# Stored data start
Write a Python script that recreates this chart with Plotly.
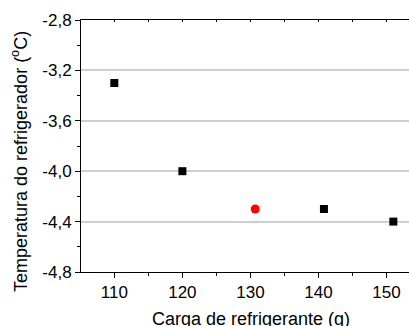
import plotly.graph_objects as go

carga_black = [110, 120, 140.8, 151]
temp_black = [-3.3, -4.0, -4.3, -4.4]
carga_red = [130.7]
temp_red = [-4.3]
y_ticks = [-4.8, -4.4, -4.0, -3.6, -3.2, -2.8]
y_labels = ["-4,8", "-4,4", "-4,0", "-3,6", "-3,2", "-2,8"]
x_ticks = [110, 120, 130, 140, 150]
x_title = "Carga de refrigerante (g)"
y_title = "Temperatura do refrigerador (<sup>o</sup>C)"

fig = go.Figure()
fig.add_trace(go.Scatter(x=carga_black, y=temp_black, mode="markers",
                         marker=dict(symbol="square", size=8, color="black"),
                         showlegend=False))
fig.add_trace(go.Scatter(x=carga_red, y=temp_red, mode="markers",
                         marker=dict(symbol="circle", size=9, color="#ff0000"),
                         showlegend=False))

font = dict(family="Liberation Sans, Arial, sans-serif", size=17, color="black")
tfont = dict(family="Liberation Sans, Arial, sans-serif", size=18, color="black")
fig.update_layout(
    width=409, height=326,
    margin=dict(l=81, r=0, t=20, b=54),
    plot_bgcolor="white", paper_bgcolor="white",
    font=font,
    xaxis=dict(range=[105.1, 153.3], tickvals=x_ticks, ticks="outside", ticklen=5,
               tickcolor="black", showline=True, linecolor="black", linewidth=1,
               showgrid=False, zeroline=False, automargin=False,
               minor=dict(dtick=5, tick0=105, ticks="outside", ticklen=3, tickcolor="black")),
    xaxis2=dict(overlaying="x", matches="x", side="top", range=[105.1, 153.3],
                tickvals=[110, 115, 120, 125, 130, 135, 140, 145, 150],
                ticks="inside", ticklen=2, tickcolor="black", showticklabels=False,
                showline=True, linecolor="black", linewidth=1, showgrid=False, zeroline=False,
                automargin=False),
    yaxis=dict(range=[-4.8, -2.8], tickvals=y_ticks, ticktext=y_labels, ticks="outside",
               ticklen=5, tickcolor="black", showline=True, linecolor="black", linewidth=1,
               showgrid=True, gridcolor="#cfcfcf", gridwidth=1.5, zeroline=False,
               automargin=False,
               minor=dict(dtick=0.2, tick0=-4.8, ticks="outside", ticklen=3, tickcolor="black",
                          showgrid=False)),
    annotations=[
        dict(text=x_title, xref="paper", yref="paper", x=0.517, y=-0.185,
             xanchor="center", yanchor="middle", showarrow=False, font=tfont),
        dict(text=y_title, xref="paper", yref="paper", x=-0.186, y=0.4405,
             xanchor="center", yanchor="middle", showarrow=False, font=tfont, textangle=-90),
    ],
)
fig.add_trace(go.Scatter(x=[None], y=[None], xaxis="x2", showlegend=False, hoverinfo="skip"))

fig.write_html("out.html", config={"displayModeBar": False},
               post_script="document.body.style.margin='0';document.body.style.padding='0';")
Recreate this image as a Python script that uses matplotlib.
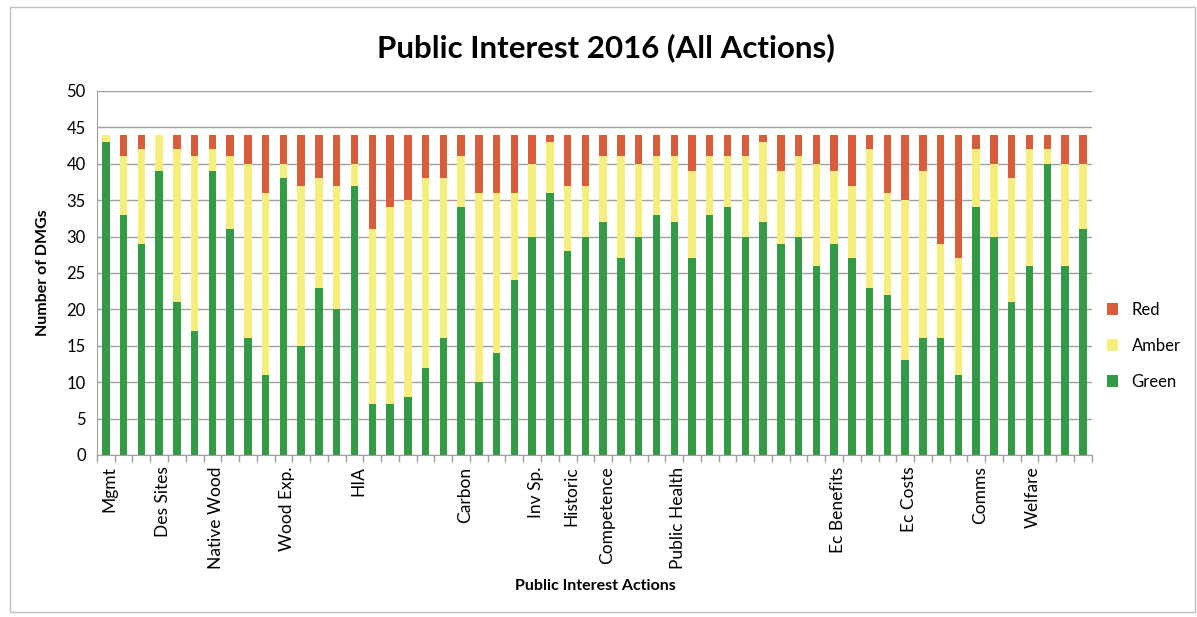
# Stored data end
__Instruction__
All records above are to be printed exactly, minus the pictures they contain.

__Task answer__
Write a Python script that recreates this chart with Plotly.
import plotly.graph_objects as go

carga_black = [110, 120, 140.8, 151]
temp_black = [-3.3, -4.0, -4.3, -4.4]
carga_red = [130.7]
temp_red = [-4.3]
y_ticks = [-4.8, -4.4, -4.0, -3.6, -3.2, -2.8]
y_labels = ["-4,8", "-4,4", "-4,0", "-3,6", "-3,2", "-2,8"]
x_ticks = [110, 120, 130, 140, 150]
x_title = "Carga de refrigerante (g)"
y_title = "Temperatura do refrigerador (<sup>o</sup>C)"

fig = go.Figure()
fig.add_trace(go.Scatter(x=carga_black, y=temp_black, mode="markers",
                         marker=dict(symbol="square", size=8, color="black"),
                         showlegend=False))
fig.add_trace(go.Scatter(x=carga_red, y=temp_red, mode="markers",
                         marker=dict(symbol="circle", size=9, color="#ff0000"),
                         showlegend=False))

font = dict(family="Liberation Sans, Arial, sans-serif", size=17, color="black")
tfont = dict(family="Liberation Sans, Arial, sans-serif", size=18, color="black")
fig.update_layout(
    width=409, height=326,
    margin=dict(l=81, r=0, t=20, b=54),
    plot_bgcolor="white", paper_bgcolor="white",
    font=font,
    xaxis=dict(range=[105.1, 153.3], tickvals=x_ticks, ticks="outside", ticklen=5,
               tickcolor="black", showline=True, linecolor="black", linewidth=1,
               showgrid=False, zeroline=False, automargin=False,
               minor=dict(dtick=5, tick0=105, ticks="outside", ticklen=3, tickcolor="black")),
    xaxis2=dict(overlaying="x", matches="x", side="top", range=[105.1, 153.3],
                tickvals=[110, 115, 120, 125, 130, 135, 140, 145, 150],
                ticks="inside", ticklen=2, tickcolor="black", showticklabels=False,
                showline=True, linecolor="black", linewidth=1, showgrid=False, zeroline=False,
                automargin=False),
    yaxis=dict(range=[-4.8, -2.8], tickvals=y_ticks, ticktext=y_labels, ticks="outside",
               ticklen=5, tickcolor="black", showline=True, linecolor="black", linewidth=1,
               showgrid=True, gridcolor="#cfcfcf", gridwidth=1.5, zeroline=False,
               automargin=False,
               minor=dict(dtick=0.2, tick0=-4.8, ticks="outside", ticklen=3, tickcolor="black",
                          showgrid=False)),
    annotations=[
        dict(text=x_title, xref="paper", yref="paper", x=0.517, y=-0.185,
             xanchor="center", yanchor="middle", showarrow=False, font=tfont),
        dict(text=y_title, xref="paper", yref="paper", x=-0.186, y=0.4405,
             xanchor="center", yanchor="middle", showarrow=False, font=tfont, textangle=-90),
    ],
)
fig.add_trace(go.Scatter(x=[None], y=[None], xaxis="x2", showlegend=False, hoverinfo="skip"))

fig.write_html("out.html", config={"displayModeBar": False},
               post_script="document.body.style.margin='0';document.body.style.padding='0';")
Recreate this image as a Python script that uses matplotlib.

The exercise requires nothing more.